In a world in which growth is slowing, is it not strange that the Fed (privately owned by the largest banks in the world) would institute a system of rising payments rewarding banks for not taking risk or lending money! This all tends to make believe that manipulation is the order of the day and the explanation is far simpler than most would believe...

Usual Zh convicted insider trader garbage

good explainer from Bernanke here:-

Does paying interest on reserves subsidize banks?

Reserves are an asset on banks’ balance sheets, and, like any bank asset, they must be funded by corresponding liabilities. The federal funds rate, which is what banks pay to borrow from other banks, is one reasonable measure of the marginal cost of funds to banks. Since the Fed’s action to raise rates in December, the funds rate has generally fluctuated around 37 basis points (a basis point is .01 percentage points). Consequently, we can safely say that the subsidy to banks implicit in the Fed’s interest payments can be no greater than the difference between the 50 basis points (one-half percentage point) the Fed now pays on reserves and the 37 basis points or so that banks must pay to finance their reserve holdings—that is, about 13 basis points (13/100 of one percent).

From an economic point of view, however, even 13 basis points is probably an overstatement of any subsidy. Here’s why: If the full marginal cost to banks of adding reserves was simply the funding cost, then a bank could borrow in the market at the fed funds rate, deposit that money at the Fed, and earn the higher rate of interest on reserves while taking no risk. In principle, this activity should lead the market-determined federal funds rate to be very close to the interest rate paid on reserves—indeed, that’s what many at the Fed expected to happen when Congress authorized payments of interest. The fact that there is a persistent differential between banks’ funding costs and the interest rate they receive on reserves suggests that there may be additional costs to banks of holding reserves, above the explicit marginal cost of funding.
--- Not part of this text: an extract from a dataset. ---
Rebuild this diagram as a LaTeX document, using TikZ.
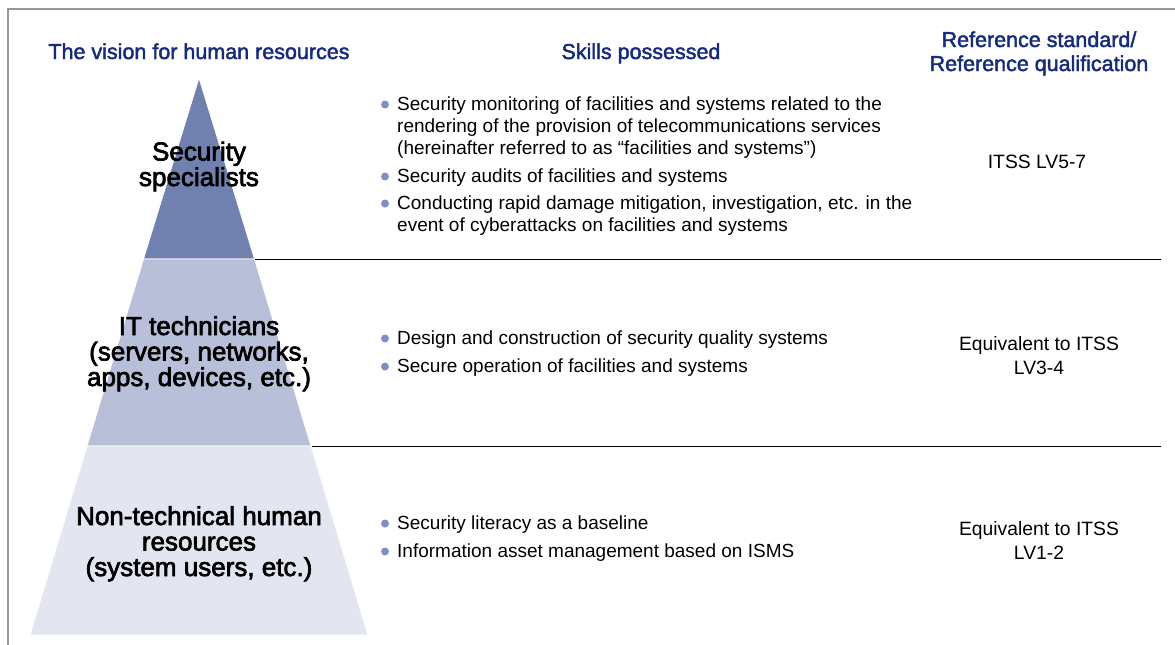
\documentclass[tikz,border=0pt]{standalone}
\usepackage{fontspec}
\setmainfont{Liberation Sans}
\newfontfamily\medfont{Liberation Sans}[FakeBold=2]
\newfontfamily\labfont{Liberation Sans}[FakeBold=2.6]
\definecolor{navy}{RGB}{22,43,122}
\definecolor{tierA}{RGB}{112,128,175}
\definecolor{tierB}{RGB}{183,191,217}
\definecolor{tierC}{RGB}{227,230,241}
\definecolor{bulletc}{RGB}{127,143,192}
\definecolor{framec}{RGB}{150,150,150}
\tikzset{
  head/.style={anchor=base, inner sep=0pt, text=navy, align=center, font=\medfont\fontsize{21.5}{24}\selectfont},
  tierlabel/.style={anchor=base, inner sep=0pt, align=center, font=\labfont\fontsize{26}{25.5}\selectfont},
  skill/.style={anchor=base west, inner sep=0pt, align=left, font=\fontsize{19}{22.3}\selectfont},
  reftext/.style={anchor=base, inner sep=0pt, align=center, font=\fontsize{19.3}{23.5}\selectfont},
  dot/.style={circle, fill=bulletc, inner sep=0pt, minimum size=8pt},
  sep/.style={line width=1.8pt, black},
  tier/.style={draw=white, line width=0.8pt}
}
\begin{document}
\begin{tikzpicture}[x=1pt,y=-1pt]
\useasboundingbox (0,0) rectangle (1175,645);
\fill[white] (0,0) rectangle (1175,645);
\draw[framec, line width=1.2pt] (1176,9) -- (8,9) -- (8,646);
% pyramid
\filldraw[tier, fill=tierA] (199,78) -- (254.5,259) -- (143.5,259) -- cycle;
\filldraw[tier, fill=tierB] (143.5,259) -- (254.5,259) -- (311,446) -- (87,446) -- cycle;
\filldraw[tier, fill=tierC] (87,446) -- (311,446) -- (368,635) -- (30,635) -- cycle;
% separators
\coordinate (s1a) at (255,259.5);
\coordinate (s1b) at (1161,259.5);
\coordinate (s2a) at (311.5,446.5);
\coordinate (s2b) at (1161,446.5);
\draw[sep] (s1a) -- (s1b);
\draw[sep] (s2a) -- (s2b);
% headers (base anchor = last line)
\node[head] (h1) at (199,59) {The vision for human resources};
\node[head] (h2) at (641,59) {Skills possessed};
\node[head] (h3) at (1039,71) {Reference standard/\\Reference qualification};
% tier labels
\node[tierlabel] (t1) at (199,186) {Security\\specialists};
\node[tierlabel] (t2) at (199,386) {IT technicians\\(servers, networks,\\apps, devices, etc.)};
\node[tierlabel] (t3) at (199,576) {Non-technical human\\resources\\(system users, etc.)};
% skills tier 1
\node[skill] (k1) at (397,154.6) {Security monitoring of facilities and systems related to the\\rendering of the provision of telecommunications services\\(hereinafter referred to as “facilities and systems”)};
\node[skill] (k2) at (397,182) {Security audits of facilities and systems};
\node[skill] (k3) at (397,231.3) {Conducting rapid damage mitigation, investigation, etc. in the\\event of cyberattacks on facilities and systems};
% tier 2
\node[skill] (k4) at (397,344) {Design and construction of security quality systems};
\node[skill] (k5) at (397,372) {Secure operation of facilities and systems};
% tier 3
\node[skill] (k6) at (397,529) {Security literacy as a baseline};
\node[skill] (k7) at (397,557) {Information asset management based on ISMS};
% bullets (at first line of each item)
\node[dot] (dk1) at (385,104.5) {};
\node[dot] (dk2) at (385,176.5) {};
\node[dot] (dk3) at (385,203.5) {};
\node[dot] (dk4) at (385,338.5) {};
\node[dot] (dk5) at (385,366.5) {};
\node[dot] (dk6) at (385,523.5) {};
\node[dot] (dk7) at (385,551.5) {};
% reference column
\node[reftext] (r1) at (1037,168) {ITSS LV5-7};
\node[reftext] (r2) at (1039,374) {Equivalent to ITSS\\LV3-4};
\node[reftext] (r3) at (1039,559) {Equivalent to ITSS\\LV1-2};
\end{tikzpicture}
\end{document}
It is not difficult to identify such costs. For example, banks are required to hold capital against even very safe assets, including reserves at the Fed, because of the so-called leverage ratio. Because equity capital is relatively more expensive for banks, these requirements increase the effective marginal cost of funding reserves. Similarly, the premiums charged banks by the Federal Deposit Insurance Corporation for insuring deposits are tied to the level of bank assets, including reserves; the extra premiums are another cost of increased reserve holdings. In short, the absence of bank efforts to obtain additional reserves at current interest rates suggests that much of the difference between the interest rate banks receive on reserves and their explicit marginal cost of funds is eaten up by other costs tied to holding reserves.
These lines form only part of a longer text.